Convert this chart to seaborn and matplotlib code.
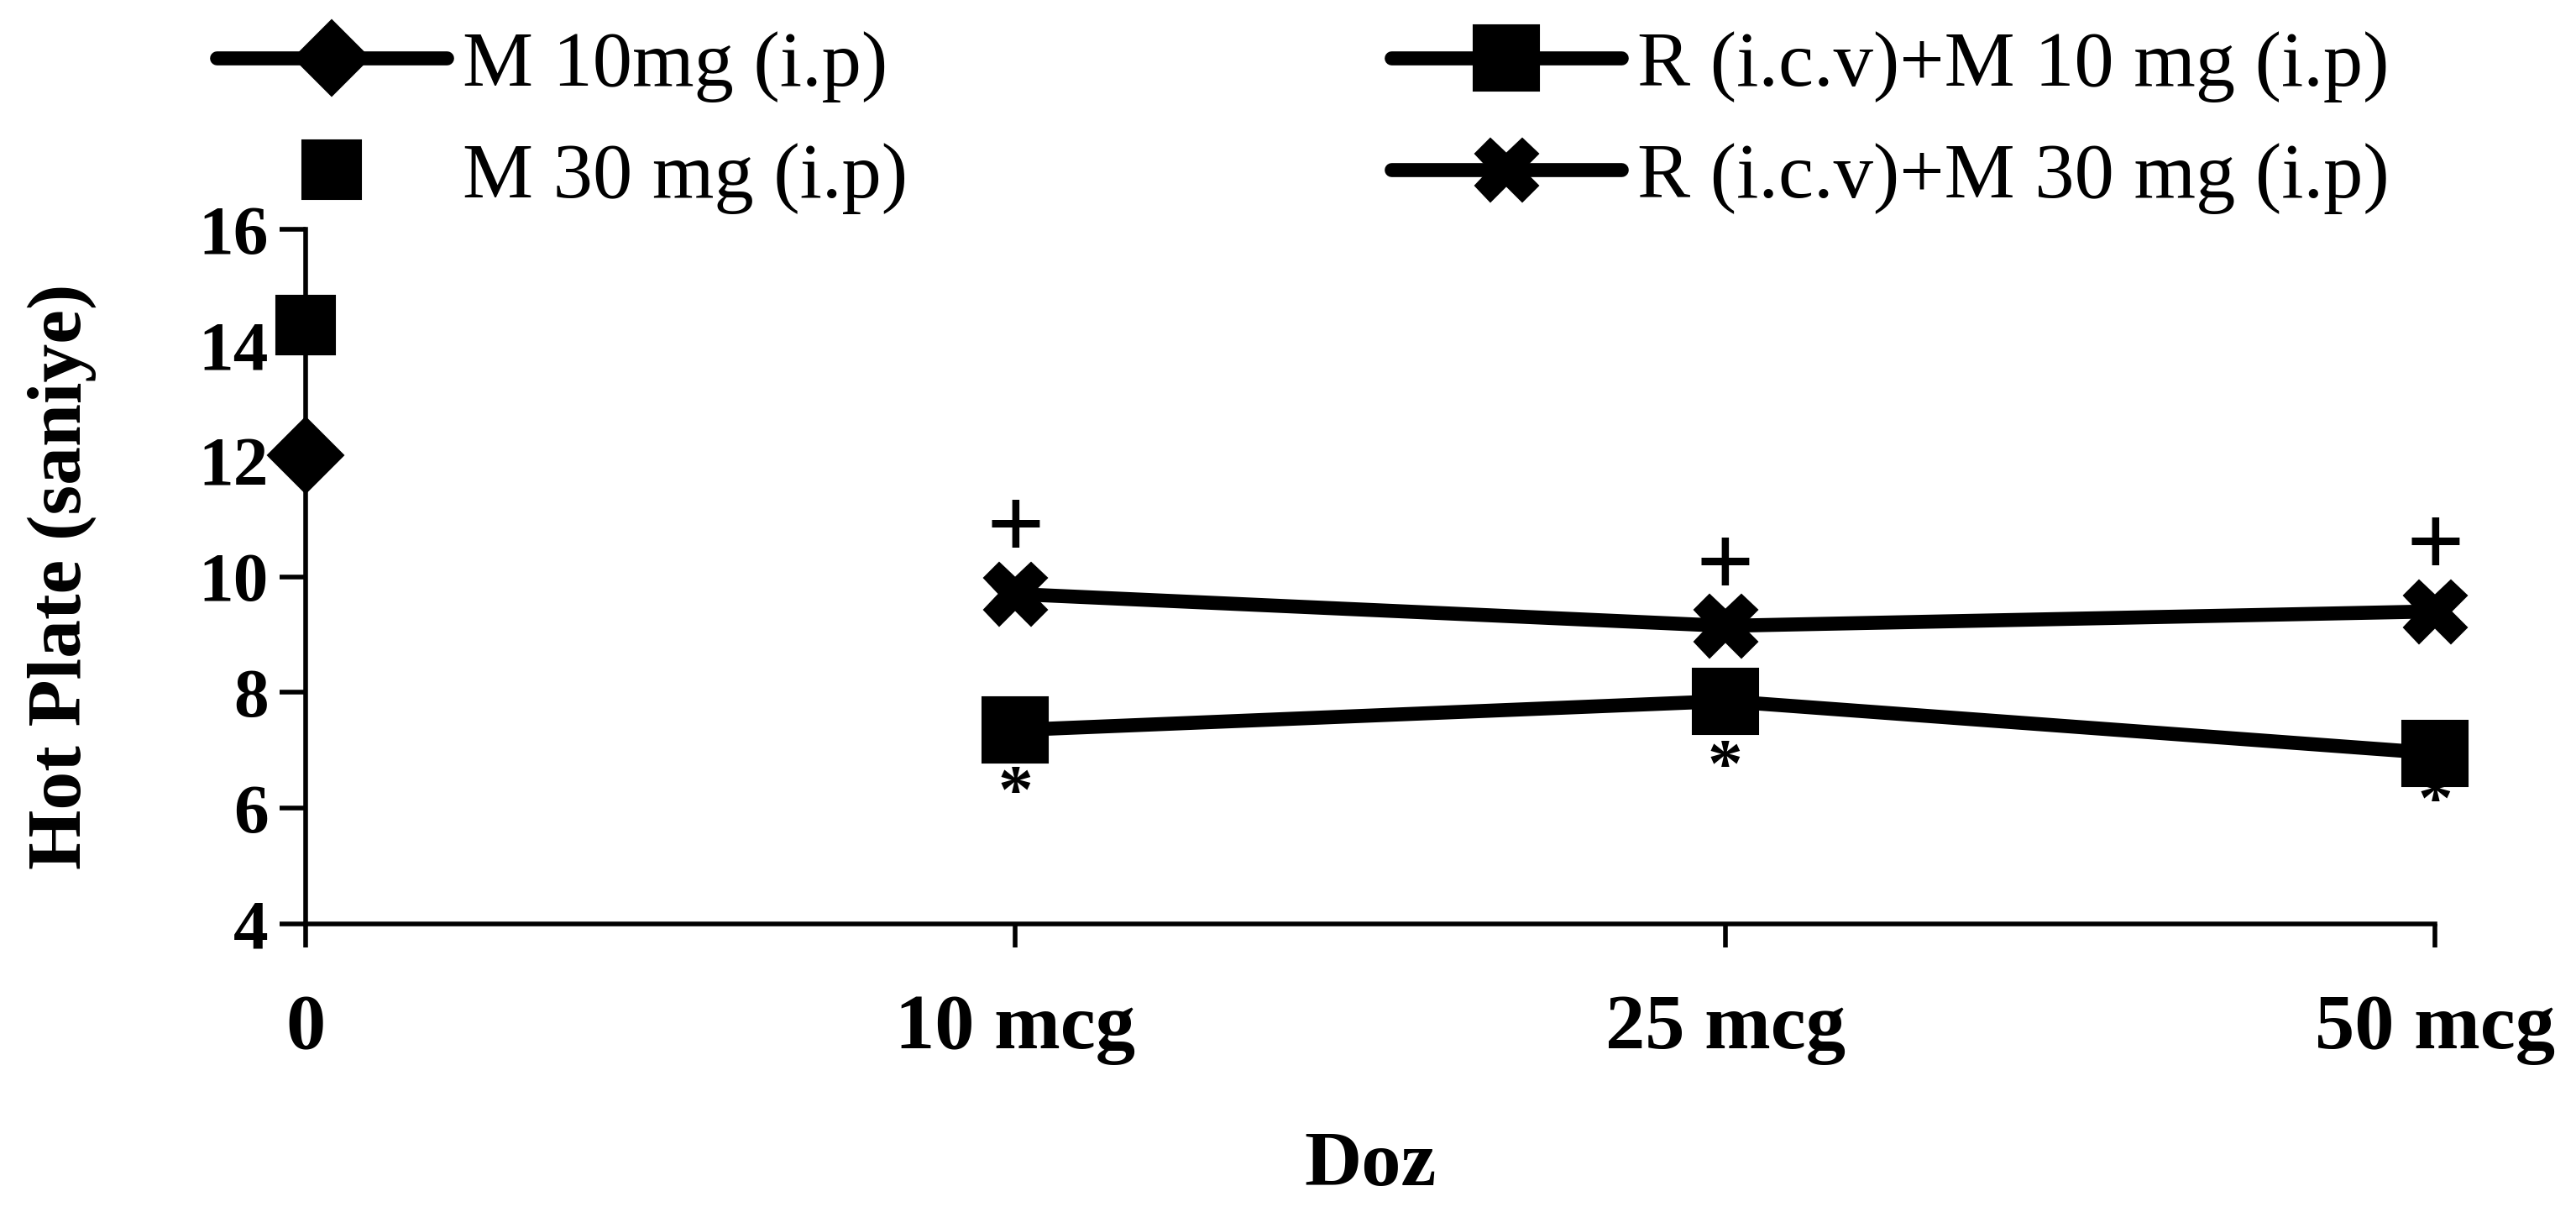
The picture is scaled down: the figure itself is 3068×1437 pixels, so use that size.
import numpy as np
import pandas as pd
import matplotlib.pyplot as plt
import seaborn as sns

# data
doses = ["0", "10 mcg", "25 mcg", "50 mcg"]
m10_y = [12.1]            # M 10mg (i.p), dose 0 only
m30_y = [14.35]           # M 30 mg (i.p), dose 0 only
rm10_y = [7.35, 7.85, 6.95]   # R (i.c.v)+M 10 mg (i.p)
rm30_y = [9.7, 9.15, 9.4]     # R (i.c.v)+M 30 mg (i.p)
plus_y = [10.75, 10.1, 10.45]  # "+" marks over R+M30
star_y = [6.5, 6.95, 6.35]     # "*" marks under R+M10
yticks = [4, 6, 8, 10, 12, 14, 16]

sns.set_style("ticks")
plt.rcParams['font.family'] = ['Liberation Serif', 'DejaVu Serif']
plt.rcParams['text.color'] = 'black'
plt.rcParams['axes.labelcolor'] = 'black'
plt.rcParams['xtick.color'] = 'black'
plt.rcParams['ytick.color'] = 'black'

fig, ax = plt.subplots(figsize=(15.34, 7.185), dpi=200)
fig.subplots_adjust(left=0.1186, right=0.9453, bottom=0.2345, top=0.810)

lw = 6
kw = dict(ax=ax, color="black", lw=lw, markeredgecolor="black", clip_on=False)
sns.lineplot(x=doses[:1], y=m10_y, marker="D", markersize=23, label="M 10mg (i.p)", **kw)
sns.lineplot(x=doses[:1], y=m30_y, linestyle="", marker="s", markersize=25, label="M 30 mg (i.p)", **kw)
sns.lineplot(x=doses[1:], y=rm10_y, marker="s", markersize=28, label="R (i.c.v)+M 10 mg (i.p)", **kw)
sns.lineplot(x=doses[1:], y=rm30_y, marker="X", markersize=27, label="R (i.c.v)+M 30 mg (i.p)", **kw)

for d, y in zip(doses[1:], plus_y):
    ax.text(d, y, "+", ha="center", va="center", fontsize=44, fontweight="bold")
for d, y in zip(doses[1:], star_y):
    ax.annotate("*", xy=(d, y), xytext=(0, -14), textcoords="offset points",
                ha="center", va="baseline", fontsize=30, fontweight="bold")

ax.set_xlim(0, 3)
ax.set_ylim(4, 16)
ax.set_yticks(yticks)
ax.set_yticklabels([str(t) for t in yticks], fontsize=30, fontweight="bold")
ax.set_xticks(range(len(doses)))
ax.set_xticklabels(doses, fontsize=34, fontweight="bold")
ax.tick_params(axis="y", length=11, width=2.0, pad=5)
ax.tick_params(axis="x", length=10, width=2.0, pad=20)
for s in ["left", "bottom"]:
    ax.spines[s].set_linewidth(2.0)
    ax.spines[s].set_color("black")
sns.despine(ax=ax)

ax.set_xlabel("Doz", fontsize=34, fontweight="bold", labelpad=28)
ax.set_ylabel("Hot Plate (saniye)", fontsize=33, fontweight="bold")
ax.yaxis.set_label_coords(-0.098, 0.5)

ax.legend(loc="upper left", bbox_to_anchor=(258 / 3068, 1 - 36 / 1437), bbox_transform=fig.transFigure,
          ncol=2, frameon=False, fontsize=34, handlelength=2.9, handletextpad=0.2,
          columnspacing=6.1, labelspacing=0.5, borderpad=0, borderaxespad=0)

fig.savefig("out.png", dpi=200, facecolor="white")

※

_EXERCISE BRIEF_
Reproduce the full listing faithfully, but do not carry over any pictures.

_ANSWER_
Convert this chart to seaborn and matplotlib code.
The picture is scaled down: the figure itself is 3068×1437 pixels, so use that size.
import numpy as np
import pandas as pd
import matplotlib.pyplot as plt
import seaborn as sns

# data
doses = ["0", "10 mcg", "25 mcg", "50 mcg"]
m10_y = [12.1]            # M 10mg (i.p), dose 0 only
m30_y = [14.35]           # M 30 mg (i.p), dose 0 only
rm10_y = [7.35, 7.85, 6.95]   # R (i.c.v)+M 10 mg (i.p)
rm30_y = [9.7, 9.15, 9.4]     # R (i.c.v)+M 30 mg (i.p)
plus_y = [10.75, 10.1, 10.45]  # "+" marks over R+M30
star_y = [6.5, 6.95, 6.35]     # "*" marks under R+M10
yticks = [4, 6, 8, 10, 12, 14, 16]

sns.set_style("ticks")
plt.rcParams['font.family'] = ['Liberation Serif', 'DejaVu Serif']
plt.rcParams['text.color'] = 'black'
plt.rcParams['axes.labelcolor'] = 'black'
plt.rcParams['xtick.color'] = 'black'
plt.rcParams['ytick.color'] = 'black'

fig, ax = plt.subplots(figsize=(15.34, 7.185), dpi=200)
fig.subplots_adjust(left=0.1186, right=0.9453, bottom=0.2345, top=0.810)

lw = 6
kw = dict(ax=ax, color="black", lw=lw, markeredgecolor="black", clip_on=False)
sns.lineplot(x=doses[:1], y=m10_y, marker="D", markersize=23, label="M 10mg (i.p)", **kw)
sns.lineplot(x=doses[:1], y=m30_y, linestyle="", marker="s", markersize=25, label="M 30 mg (i.p)", **kw)
sns.lineplot(x=doses[1:], y=rm10_y, marker="s", markersize=28, label="R (i.c.v)+M 10 mg (i.p)", **kw)
sns.lineplot(x=doses[1:], y=rm30_y, marker="X", markersize=27, label="R (i.c.v)+M 30 mg (i.p)", **kw)

for d, y in zip(doses[1:], plus_y):
    ax.text(d, y, "+", ha="center", va="center", fontsize=44, fontweight="bold")
for d, y in zip(doses[1:], star_y):
    ax.annotate("*", xy=(d, y), xytext=(0, -14), textcoords="offset points",
                ha="center", va="baseline", fontsize=30, fontweight="bold")

ax.set_xlim(0, 3)
ax.set_ylim(4, 16)
ax.set_yticks(yticks)
ax.set_yticklabels([str(t) for t in yticks], fontsize=30, fontweight="bold")
ax.set_xticks(range(len(doses)))
ax.set_xticklabels(doses, fontsize=34, fontweight="bold")
ax.tick_params(axis="y", length=11, width=2.0, pad=5)
ax.tick_params(axis="x", length=10, width=2.0, pad=20)
for s in ["left", "bottom"]:
    ax.spines[s].set_linewidth(2.0)
    ax.spines[s].set_color("black")
sns.despine(ax=ax)

ax.set_xlabel("Doz", fontsize=34, fontweight="bold", labelpad=28)
ax.set_ylabel("Hot Plate (saniye)", fontsize=33, fontweight="bold")
ax.yaxis.set_label_coords(-0.098, 0.5)

ax.legend(loc="upper left", bbox_to_anchor=(258 / 3068, 1 - 36 / 1437), bbox_transform=fig.transFigure,
          ncol=2, frameon=False, fontsize=34, handlelength=2.9, handletextpad=0.2,
          columnspacing=6.1, labelspacing=0.5, borderpad=0, borderaxespad=0)

fig.savefig("out.png", dpi=200, facecolor="white")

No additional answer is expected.